DRESSED in a red top, fuchsia pleated skirt and fluffy boa worn on the shoulder, fashion blogger Beatrice Balaj poses for pictures in her front row seat at a New York catwalk show.
She is among a number of bloggers who use the internet and social media to cover the biannual womenswear events in New York, London, Milan and Paris, as well as everyday fashion, and whose power to set trends has grown to rival that of traditional glossy magazines.
“We basically show people our lives on-camera and off-camera, and people are interested in that and want to know more,” said Balaj, whose Instagram feed carries images from a number of fashion week shows. “We’re very influential because people fall in love with our personalities rather than what we do.”

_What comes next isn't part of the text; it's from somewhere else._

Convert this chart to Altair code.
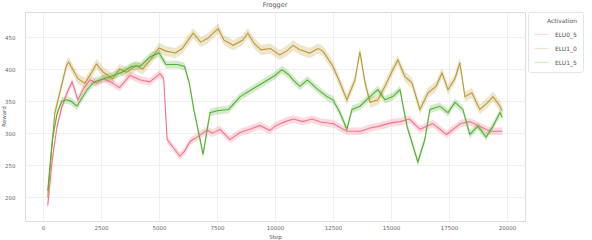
import altair as alt
import pandas as pd

series_names = ["ELU0_5", "ELU1_0", "ELU1_5"]
series_colors = ["#f77189", "#bb9832", "#50b131"]
band_half = [6, 8, 6]

pink_steps = [200, 400, 600, 800, 1000, 1250, 1500, 1750, 2030, 2300, 2600, 2900, 3300, 3750, 4200, 4600, 5040, 5200, 5350, 5600, 5900, 6100, 6340, 6770, 7070, 7300, 7630, 8060, 8490, 8920, 9350, 9780, 10000, 10430, 10800, 11200, 11600, 12000, 12500, 13100, 13700, 14100, 14500, 15000, 15400, 15800, 16250, 16800, 17400, 18000, 18400, 18800, 19270, 19800]
pink_vals = [187, 260, 310, 340, 360, 380, 352, 370, 383, 378, 385, 380, 371, 390, 383, 380, 393, 385, 290, 278, 264, 272, 287, 297, 305, 300, 306, 290, 301, 306, 312, 304, 311, 318, 322, 318, 322, 317, 315, 303, 303, 308, 311, 316, 318, 322, 306, 315, 298, 315, 318, 311, 303, 303]

gold_steps = [200, 500, 700, 1000, 1100, 1300, 1500, 1800, 2100, 2300, 2600, 3000, 3300, 3600, 4000, 4300, 4600, 5000, 5300, 5700, 6000, 6470, 6800, 7100, 7550, 7800, 8200, 8600, 8830, 9100, 9400, 9800, 10200, 10500, 10780, 11070, 11500, 11850, 12070, 12500, 12800, 13100, 13450, 13660, 13880, 14100, 14440, 14740, 15080, 15300, 15600, 15900, 16250, 16600, 16940, 17200, 17460, 17760, 17970, 18190, 18490, 18830, 19180, 19400, 19700, 19800]
gold_vals = [200, 330, 360, 405, 411, 398, 385, 378, 395, 408, 395, 385, 400, 395, 405, 400, 413, 433, 428, 425, 432, 456, 442, 448, 463, 445, 437, 445, 456, 440, 430, 432, 422, 428, 437, 430, 425, 432, 428, 404, 379, 352, 383, 427, 379, 348, 352, 373, 399, 414, 388, 379, 337, 363, 373, 394, 368, 385, 410, 357, 363, 337, 348, 357, 342, 335]

green_steps = [200, 400, 600, 800, 1000, 1200, 1460, 1900, 2200, 2600, 2890, 3400, 3800, 4200, 4600, 5000, 5300, 5800, 6100, 6300, 6500, 6900, 7100, 7200, 7500, 8000, 8500, 9000, 9500, 10000, 10300, 10600, 10780, 11070, 11400, 11850, 12240, 12500, 12800, 13100, 13320, 13660, 14100, 14440, 14740, 15080, 15390, 15690, 16160, 16460, 16680, 17110, 17460, 17760, 18100, 18400, 18750, 19100, 19400, 19700, 19800]
green_vals = [210, 290, 330, 350, 352, 350, 342, 368, 380, 385, 388, 395, 404, 405, 419, 425, 407, 407, 404, 379, 337, 267, 311, 332, 335, 337, 357, 368, 379, 390, 399, 391, 383, 373, 383, 368, 357, 352, 332, 306, 337, 342, 357, 368, 352, 357, 368, 311, 255, 290, 337, 342, 332, 348, 337, 298, 311, 294, 311, 332, 325]

x_ticks = [0, 2500, 5000, 7500, 10000, 12500, 15000, 17500, 20000]
y_ticks = [200, 250, 300, 350, 400, 450]

rows = []
for name, half, steps, vals in zip(series_names, band_half,
                                   [pink_steps, gold_steps, green_steps],
                                   [pink_vals, gold_vals, green_vals]):
    for s, v in zip(steps, vals):
        rows.append({"Step": s, "Reward": v, "lo": v - half, "hi": v + half, "Activation": name})
df = pd.DataFrame(rows)

xs = alt.Scale(domain=[-780, 20780], nice=False, zero=False)
ys = alt.Scale(domain=[163, 489], nice=False, zero=False)
cs = alt.Scale(domain=series_names, range=series_colors)

legend = alt.Legend(title="Activation", orient="none",
                    legendX=503, legendY=0,
                    symbolType="stroke", symbolStrokeWidth=1.2,
                    symbolSize=190, labelFontSize=6,
                    titleFontSize=6, titleFontWeight="normal",
                    titleColor="#555", labelColor="#555",
                    titleAlign="right", titleAnchor="end", titlePadding=3,
                    rowPadding=3, padding=6, labelOffset=6,
                    fillColor="white", strokeColor="#e4e4e4",
                    cornerRadius=2)

common = dict(grid=True, format="d", labelFontSize=5.5, labelColor="#666",
              titleFontSize=5.5, titleFontWeight="normal", titleColor="#555",
              gridColor="#ebebeb", gridWidth=0.8, domain=False, ticks=False,
              titleBaseline="middle", titleAlign="center")
x_axis = alt.Axis(values=x_ticks, title="Step", titleX=250, titleY=15,
                  labelPadding=4, **common)
y_axis = alt.Axis(values=y_ticks, title="Reward", titleX=-22, titleY=104,
                  titleAngle=270, labelPadding=10, **common)

base = alt.Chart(df)

band = base.mark_area(opacity=0.25, interpolate="linear").encode(
    x=alt.X("Step:Q", scale=xs, axis=x_axis),
    y=alt.Y("lo:Q", scale=ys, axis=y_axis),
    y2="hi:Q",
    color=alt.Color("Activation:N", scale=cs, legend=legend),
    detail="Activation:N",
)

line = base.mark_line(strokeWidth=1.1).encode(
    x=alt.X("Step:Q", scale=xs, axis=x_axis),
    y=alt.Y("Reward:Q", scale=ys, axis=y_axis),
    color=alt.Color("Activation:N", scale=cs, legend=legend),
)

chart = (band + line).properties(
    width=500, height=209,
    title=alt.Title("Frogger", fontSize=6.5, fontWeight="normal", color="#555", offset=3),
    autosize=alt.AutoSizeParams(type="none"),
    padding={"left": 25, "top": 12, "right": 67, "bottom": 19},
).configure(font="DejaVu Sans", background="white").configure_view(
    stroke="#dcdcdc", strokeWidth=1
)

chart.save("out.html", embed_options={"renderer": "svg", "actions": False})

Reaching consumers via the web or social media platforms, Balaj and other bloggers post snaps of their outfits and images from the shows and may collaborate with brands that sometimes dress them. “(Bloggers) belong to a fashion system that ... has been literally reshaped,” said Tommaso Aquilano, creative director at Italian fashion brand Fay. “Influencers and bloggers at the end of the day are the mirror of what people are in everyday lives.”
But relations with the established fashion media can be frosty. Last year, fashion bible Vogue criticized bloggers in an online post about Milan Fashion Week, with one writer accusing them of “heralding the death of style” by changing into “head-to-toe, paid-to-wear outfits every hour.”
The bloggers said that was hypocritical, as magazines borrow designer clothes for shoots and dedicate large spaces to brand advertising.